- Born: 1983 (age 41–42) Al Arib, Saudi Arabia
- Detained at: Guantanamo
- ISN: 497
- Charge(s): no charge, held in extrajudicial detention
- Status: repatriated

= Nasir Maziyad Abdallah Al Qurayshi Al Subii =

Saudi Arabian Guantanamo detainee (born 1983)

Nasir Maziyad Abdallah Al Qurayshi Al Subii is a citizen of Saudi Arabia who was
held in extrajudicial detention in the United States Guantanamo Bay detention camps, in Cuba.
His Guantanamo Internment Serial Number was 497.
American counter-terror analysts estimate he was born in 1983, in Al Arib, Saudi Arabia.

==Identity==

The official documents from the US Department of Defense, and from the Royal Embassy of Saudi Arabia, Washington DC transliterate Al Subii's name differently:
- His name was transliterated as Nasir Maziyad Abdallah Al Qurayshi Al Subii on the official lists of names released by the US Department of Defense.
- His name was transliterated as Nasser Mazeed Abdullah Al-Subei'ei on the press releases from Saudi officials, when he was repatriated on February 21, 2007.
- His name was transliterated as Nasser Mazyad Abdullah Al-Subaiy on the official list of captives whose habeas corpus petitions should be dismissed following their transfer from US custody.

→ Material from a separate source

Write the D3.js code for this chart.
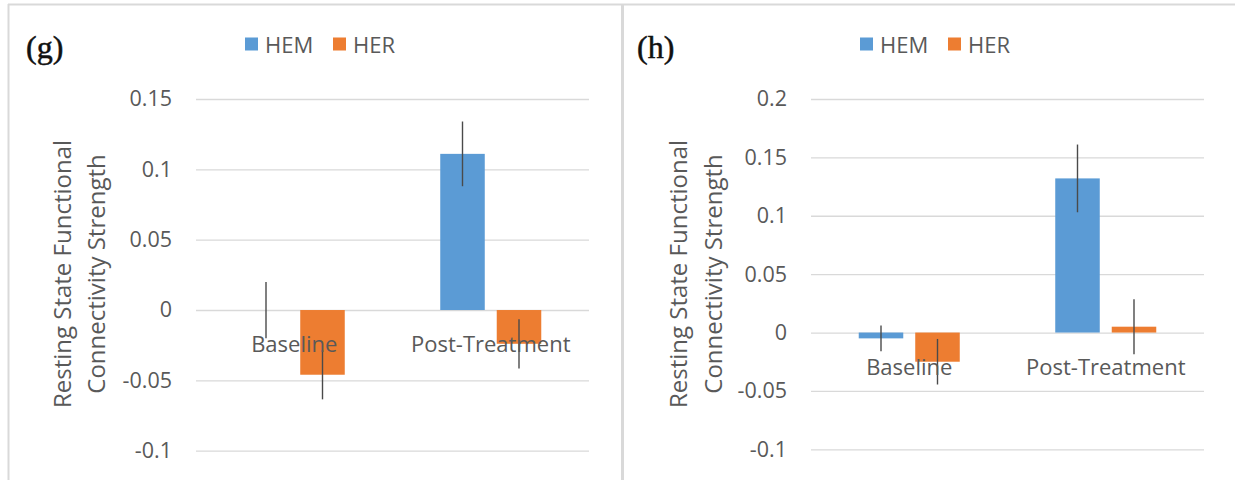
<!DOCTYPE html>
<html>
<head>
<meta charset="utf-8">
<script src="https://cdn.jsdelivr.net/npm/d3@7"></script>
<style>
  html, body { margin: 0; padding: 0; background: #ffffff; }
  svg { display: block; }
</style>
</head>
<body>
<svg id="chart" width="1235" height="480"></svg>
<script>
// ---- data ----
const categories = ["Baseline", "Post-Treatment"];
const seriesNames = ["HEM", "HER"];

// panel (g)
const gHEM = [0.0, 0.111];
const gHER = [-0.046, -0.024];
const gHEMerr = [0.020, 0.023];
const gHERerr = [0.0175, 0.0175];
const gTicks = [0.15, 0.1, 0.05, 0, -0.05, -0.1];
const gTickLabels = ["0.15", "0.1", "0.05", "0", "-0.05", "-0.1"];

// panel (h)
const hHEM = [-0.005, 0.132];
const hHER = [-0.025, 0.005];
const hHEMerr = [0.011, 0.029];
const hHERerr = [0.0195, 0.0235];
const hTicks = [0.2, 0.15, 0.1, 0.05, 0, -0.05, -0.1];
const hTickLabels = ["0.2", "0.15", "0.1", "0.05", "0", "-0.05", "-0.1"];

const yTitleLines = ["Resting State Functional", "Connectivity Strength"];
const colors = ["#5b9bd5", "#ed7d31"];
const textColor = "#595959";
const gridColor = "#d9d9d9";
const sans = "'Open Sans', 'DejaVu Sans', sans-serif";

const svg = d3.select("#chart");

// frame lines
svg.append("line").attr("x1", 8).attr("x2", 1235).attr("y1", 4.5).attr("y2", 4.5)
  .attr("stroke", gridColor).attr("stroke-width", 2);
svg.append("line").attr("x1", 8.5).attr("x2", 8.5).attr("y1", 4).attr("y2", 480)
  .attr("stroke", gridColor).attr("stroke-width", 2);
svg.append("line").attr("x1", 622.5).attr("x2", 622.5).attr("y1", 4).attr("y2", 480)
  .attr("stroke", gridColor).attr("stroke-width", 3);

function drawPanel(opt) {
  const g = svg.append("g").attr("transform", `translate(${opt.ox},0)`);
  const left = 188, right = 581;
  const y = d3.scaleLinear().domain(opt.domain).range([opt.bottom, 99]);
  const x0 = d3.scaleBand().domain(categories).range([left, right]).padding(0);
  const x1 = d3.scaleBand().domain(seriesNames).range([0, x0.bandwidth()])
    .paddingInner(0.212).paddingOuter(0.845);

  // gridlines + tick labels via axis
  const axis = d3.axisLeft(y).tickValues(opt.ticks)
    .tickFormat((d, i) => opt.tickLabels[i])
    .tickSize(-(right - left)).tickPadding(24);
  const ax = g.append("g").attr("transform", `translate(${left},0)`).call(axis);
  ax.select(".domain").remove();
  ax.selectAll(".tick line").attr("stroke", gridColor).attr("stroke-width", 1.3);
  ax.selectAll(".tick text").attr("fill", textColor)
    .style("font-family", sans).style("font-size", "21.5px");

  // bars
  const rows = categories.map((c, i) => ({
    cat: c,
    vals: seriesNames.map((s, j) => ({ s, j, v: opt.values[j][i], e: opt.errs[j][i] }))
  }));
  const grp = g.selectAll(".grp").data(rows).enter().append("g")
    .attr("transform", d => `translate(${x0(d.cat)},0)`);
  grp.selectAll("rect").data(d => d.vals).enter().append("rect")
    .attr("x", d => x1(d.s))
    .attr("width", x1.bandwidth())
    .attr("y", d => y(Math.max(0, d.v)))
    .attr("height", d => Math.abs(y(d.v) - y(0)))
    .attr("fill", d => colors[d.j]);

  // category labels
  g.selectAll(".cat").data(categories).enter().append("text")
    .attr("x", d => x0(d) + x0.bandwidth() / 2)
    .attr("y", y(0) + 33)
    .attr("text-anchor", "middle").attr("dominant-baseline", "central")
    .attr("fill", textColor).style("font-family", sans).style("font-size", "22px")
    .text(d => d);

  // error bars
  grp.selectAll("line.err").data(d => d.vals).enter().append("line")
    .attr("class", "err")
    .attr("x1", d => x1(d.s) + x1.bandwidth() / 2)
    .attr("x2", d => x1(d.s) + x1.bandwidth() / 2)
    .attr("y1", d => y(d.v + d.e))
    .attr("y2", d => y(d.v - d.e))
    .attr("stroke", "#4a4a4a").attr("stroke-width", 1.4);

  // y title
  const tt = g.append("text")
    .attr("transform", `translate(0,274) rotate(-90)`)
    .attr("text-anchor", "middle").attr("fill", textColor)
    .style("font-family", sans).style("font-size", "24px");
  yTitleLines.forEach((t, i) => {
    tt.append("tspan").attr("x", 0).attr("y", opt.titleX[i])
      .attr("dominant-baseline", "central").text(t);
  });

  // legend
  const leg = g.append("g");
  const legX = [237, 325];
  seriesNames.forEach((s, i) => {
    leg.append("rect").attr("x", legX[i]).attr("y", 37.5).attr("width", 13).attr("height", 13)
      .attr("fill", colors[i]);
    leg.append("text").attr("x", legX[i] + 20).attr("y", 44)
      .attr("dominant-baseline", "central").attr("fill", textColor)
      .style("font-family", sans).style("font-size", "22px").text(s);
  });

  // panel letter
  g.append("text").attr("x", opt.letterX).attr("y", 58)
    .attr("fill", "#111111")
    .attr("stroke", "#111111").attr("stroke-width", 0.5)
    .style("font-family", "'Liberation Serif', 'Times New Roman', serif")
    .style("font-size", "32px")
    .text(opt.letter);
}

drawPanel({
  ox: 8, domain: [-0.1, 0.15], bottom: 450.7,
  ticks: gTicks, tickLabels: gTickLabels,
  values: [gHEM, gHER], errs: [gHEMerr, gHERerr],
  titleX: [53, 87], letter: "(g)", letterX: 18
});
drawPanel({
  ox: 623, domain: [-0.1, 0.2], bottom: 449.3,
  ticks: hTicks, tickLabels: hTickLabels,
  values: [hHEM, hHER], errs: [hHEMerr, hHERerr],
  titleX: [54, 89], letter: "(h)", letterX: 14
});
</script>
</body>
</html>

==Combatant Status Review Tribunal==

Initially the Bush administration asserted that they could withhold all the protections of the Geneva Conventions to captives from the war on terror. This policy was challenged before the Judicial branch. Critics argued that the USA could not evade its obligation to conduct a competent tribunals to determine whether captives are, or are not, entitled to the protections of prisoner of war status.

Subsequently the Department of Defense instituted the Combatant Status Review Tribunals. The Tribunals, however, were not authorized to determine whether the captives were lawful combatants—rather they were merely empowered to make a recommendation as to whether the captive had previously been correctly determined to match the Bush administration's definition of an enemy combatant.

==Habeas corpus==

The record shows this captive had at least two habeas corpus petitions submitted on his behalf.

===Nasir Maziyad Abdallah Al Qurayshi Al Asubayi v. George W. Bush===

A writ of habeas corpus. Nasir Maziyad Abdallah Al Qurayshi Al Asubayi v. George W. Bush,
was submitted on Nasir Maziyad Abdallah Al Qurayshi Al Asubayi's behalf.
In response, on 18 October 2005,
the Department of Defense released fifteen
pages of unclassified documents related to his Combatant Status Review Tribunal.

On 19 October 2004
Tribunal panel 13 confirmed his "enemy combatant" status.

His Personal Representative met with him, for half an hour, on 13 October 2004. The decision memo records:

| The Personal Representative asked the detainee if he wanted to participate in the Tribunal. The detainee would not answer any questions, only rambled. Due to the detainee's uncooperative and unresponsive behavior, along with his arrogant and belligerent demeanor, the Personal Representative could only conclude that the detainee refused to participate. The detainee did not request any witnesses nor did he request any classified or unclassified documents be produced. The detainee's sole unsworn statement to his Personal Representative was that all evidence against him was false. |

===Al-Subaiy v. Bush===

Another writ of habeas corpus, Al-Subaiy v. Bush, where he was known as "Nasser Mazyad Abdullah Al-Subaiy"', was submitted on his behalf.

==Administrative Review Board hearing==

Detainees who were determined to have been properly classified as "enemy combatants" were scheduled to have their dossier reviewed at annual Administrative Review Board hearings. The Administrative Review Boards weren't authorized to review whether a detainee qualified for POW status, and they weren't authorized to review whether a detainee should have been classified as an "enemy combatant".

They were authorized to consider whether a detainee should continue to be detained by the United States, because they continued to pose a threat—or whether they could safely be repatriated to the custody of their home country, or whether they could be set free.

==Guantanamo record==

There is no record that Al Subii chose to participate in either his Combatant Status Review Tribunal or Administrative Review Board.

==Repatriation==

Al Subii was repatriated on February 21, 2007, along with six other Saudis.
The seven men were detained, without charge, in Hayer Prison, while Saudi justice officials determined whether they had violated any Saudi laws.